US 12,087,268 B1
	Identity transfer models for generating audio/video content
Wenbin Ouyang, Redmond, WA (US); and Naveen Sudhakaran Nair, Issaquah, WA (US)
Assigned to Amazon Technologies, Inc., Seattle, WA (US)
Filed by Amazon Technologies, Inc., Seattle, WA (US)
Filed on Dec. 3, 2021, as Appl. No. 17/541,996.
Int. Cl. G10L 13/02 (2013.01); G06N 3/08 (2023.01); G10L 17/18 (2013.01); G10L 21/013 (2013.01); G10L 21/10 (2013.01)

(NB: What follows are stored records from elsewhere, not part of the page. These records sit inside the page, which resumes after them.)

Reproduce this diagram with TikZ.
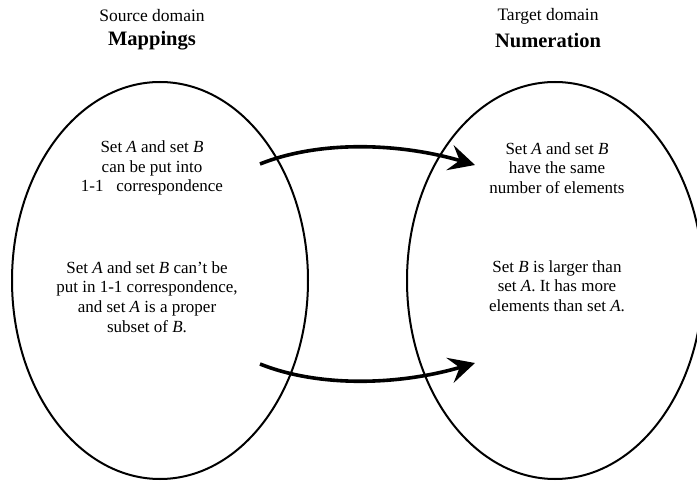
\documentclass[tikz,border=0pt]{standalone}
\usepackage{fontspec}
\setmainfont{Liberation Serif}
\usetikzlibrary{shapes.geometric,arrows.meta}
\begin{document}
\begin{tikzpicture}[x=1pt,y=-1pt,
  domainoval/.style={ellipse,draw,line width=2pt,minimum width=296pt,minimum height=397pt,inner sep=0pt},
  body/.style={align=center,font=\fontsize{17}{19.6}\selectfont,inner sep=0pt},
  head/.style={align=center,font=\fontsize{17.5}{20}\selectfont,inner sep=0pt},
  titletext/.style={align=center,font=\fontsize{20.5}{22}\selectfont\bfseries,inner sep=0pt},
  maparrow/.style={line width=3.6pt,-{Stealth[length=26pt 0 0,width=26pt 0 0,inset=10pt 0 0]}}]
\useasboundingbox (0,0) rectangle (697,481);
\node[domainoval] (src) at (160,280.5) {};
\node[domainoval] (tgt) at (555,280.5) {};
\node[head] (srch) at (152,16) {Source domain};
\node[titletext] (srct) at (152,41) {Mappings};
\node[head] (tgth) at (548,16) {Target domain};
\node[titletext] (tgtt) at (548,41) {Numeration};
\node[body] (s1) at (152,168) {Set \textit{A} and set \textit{B}\\can be put into\\1-1\ \ \ correspondence};
\node[body] (s2) at (147,297) {Set \textit{A} and set \textit{B} can't be\\put in 1-1 correspondence,\\and set \textit{A} is a proper\\subset of \textit{B}.};
\node[body] (t1) at (557,168) {Set \textit{A} and set \textit{B}\\have the same\\number of elements};
\node[body] (t2) at (557,286) {Set \textit{B} is larger than\\set \textit{A}. It has more\\elements than set \textit{A}.};
\coordinate (a1s) at (260,164);
\coordinate (a1e) at (475,165);
\coordinate (a2s) at (260,364);
\coordinate (a2e) at (475,363);
\draw[maparrow] (a1s) .. controls (320,140) and (400,143) .. (a1e);
\draw[maparrow] (a2s) .. controls (320,388) and (400,385) .. (a2e);
\end{tikzpicture}
\end{document}
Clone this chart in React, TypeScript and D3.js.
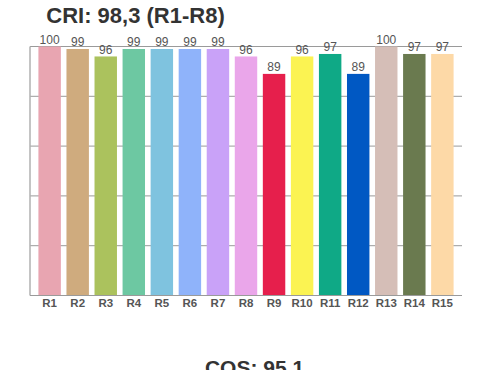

CPC G10L 13/02 (2013.01) [G06N 3/08 (2013.01); G10L 17/18 (2013.01); G10L 21/013 (2013.01); G10L 21/10 (2013.01)]

16 Claims

1. A computer-implemented method, comprising:

obtaining a plurality of audio samples of songs associated with respective identities;

determining, based on the plurality of audio samples of songs and using a first encoder, multiple voice identity embeddings for the respective identities, including a first voice identity embedding associated with the first identity;

recording a first audio data sample from a user;

determining a second voice identity embedding for the user based on the first audio data;

storing, in an identity store, the multiple voice identity embeddings associated with the respective identities, including the first voice embedding for the first identity;

obtaining a request, from the user, to generate synthesized song audio, wherein the request specifies:

audio song content associated with a second identity; and

the first identity, wherein the first identity corresponds to the user, and the first voice identity embedding in the identity store is based on the first audio data;

determining a spectrogram of the audio song content;

determining, based on the spectrogram and using a second encoder, a content embedding associated with the audio song content; and

generating, using a second decoder corresponding to the second encoder and based on the first voice identity embedding and the content embedding, the synthesized song audio.